Without including the pictures, copy out every line below.
───── Supplied material ─────
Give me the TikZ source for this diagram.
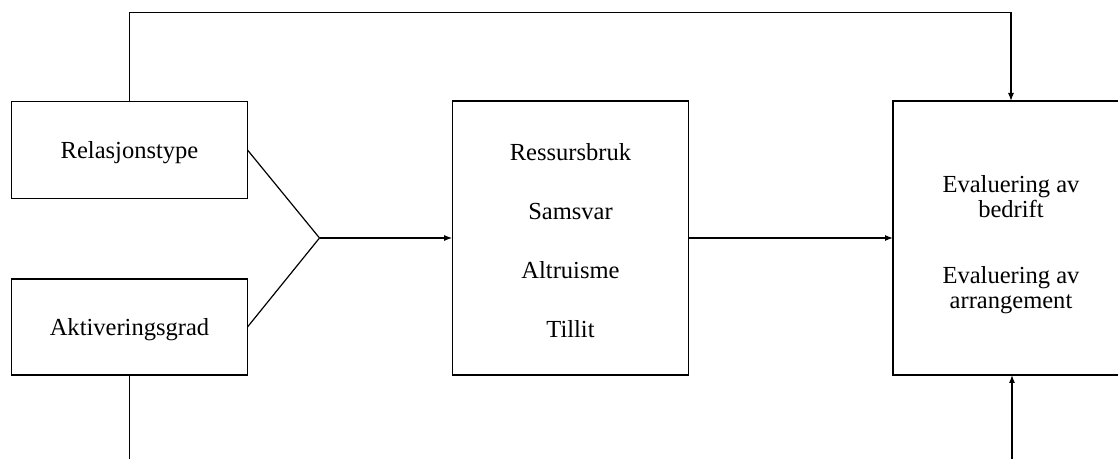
\documentclass[tikz,border=0pt]{standalone}
\usepackage{fontspec}
\setmainfont{Liberation Serif}
\usetikzlibrary{arrows.meta}
\begin{document}
\begin{tikzpicture}[x=0.75pt,y=-0.75pt,
  every node/.style={inner sep=0pt,outer sep=0pt},
  box/.style={draw,line width=0.9pt,align=center,font=\fontsize{18.4}{19}\selectfont},
  wire/.style={line width=0.9pt},
  arr/.style={wire,-{Latex[length=6pt,width=4.5pt]}}]
  \path[use as bounding box,clip] (0,0) rectangle (1118,459);

  % input boxes
  \node[box,minimum width=177pt,minimum height=73pt,text depth=0pt] (rel) at (129.5,150) {Relasjonstype};
  \node[box,minimum width=177pt,minimum height=72pt,text depth=0pt] (akt) at (129.5,327) {Aktiveringsgrad};

  % mediating variables
  \node[box,minimum width=177.5pt,minimum height=205.5pt,
        font=\fontsize{18.4}{44.4}\selectfont] (mid) at (570.5,238)
        {\rule{0pt}{16.5pt}Ressursbruk\\Samsvar\\Altruisme\\Tillit};

  % outcome box
  \node[box,minimum width=177pt,minimum height=205.5pt] (eval) at (1011,238)
        {\rule{0pt}{23pt}Evaluering av\\bedrift\\[30.3pt]Evaluering av\\arrangement};

  % junction of the two inputs
  \coordinate (j) at (319.5,238);
  \draw[wire] (rel.east) -- (j) -- (akt.east);
  \draw[arr] (j) -- (mid.west |- j);
  \draw[arr] (mid.east) -- (eval.west |- mid.east);

  % direct path over the top
  \coordinate (top) at (1011,12.3);
  \draw[arr] (rel.north) |- (top) -- (eval.north);

  % lines leaving at the bottom
  \coordinate (bl) at (129.5,470);
  \coordinate (br) at (1012,470);
  \draw[wire] (akt.south) -- (bl);
  \draw[arr] (br) -- (br |- eval.south);
\end{tikzpicture}
\end{document}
─────
Result of the exercise =>
Give me the TikZ source for this diagram.
\documentclass[tikz,border=0pt]{standalone}
\usepackage{fontspec}
\setmainfont{Liberation Serif}
\usetikzlibrary{arrows.meta}
\begin{document}
\begin{tikzpicture}[x=0.75pt,y=-0.75pt,
  every node/.style={inner sep=0pt,outer sep=0pt},
  box/.style={draw,line width=0.9pt,align=center,font=\fontsize{18.4}{19}\selectfont},
  wire/.style={line width=0.9pt},
  arr/.style={wire,-{Latex[length=6pt,width=4.5pt]}}]
  \path[use as bounding box,clip] (0,0) rectangle (1118,459);

  % input boxes
  \node[box,minimum width=177pt,minimum height=73pt,text depth=0pt] (rel) at (129.5,150) {Relasjonstype};
  \node[box,minimum width=177pt,minimum height=72pt,text depth=0pt] (akt) at (129.5,327) {Aktiveringsgrad};

  % mediating variables
  \node[box,minimum width=177.5pt,minimum height=205.5pt,
        font=\fontsize{18.4}{44.4}\selectfont] (mid) at (570.5,238)
        {\rule{0pt}{16.5pt}Ressursbruk\\Samsvar\\Altruisme\\Tillit};

  % outcome box
  \node[box,minimum width=177pt,minimum height=205.5pt] (eval) at (1011,238)
        {\rule{0pt}{23pt}Evaluering av\\bedrift\\[30.3pt]Evaluering av\\arrangement};

  % junction of the two inputs
  \coordinate (j) at (319.5,238);
  \draw[wire] (rel.east) -- (j) -- (akt.east);
  \draw[arr] (j) -- (mid.west |- j);
  \draw[arr] (mid.east) -- (eval.west |- mid.east);

  % direct path over the top
  \coordinate (top) at (1011,12.3);
  \draw[arr] (rel.north) |- (top) -- (eval.north);

  % lines leaving at the bottom
  \coordinate (bl) at (129.5,470);
  \coordinate (br) at (1012,470);
  \draw[wire] (akt.south) -- (bl);
  \draw[arr] (br) -- (br |- eval.south);
\end{tikzpicture}
\end{document}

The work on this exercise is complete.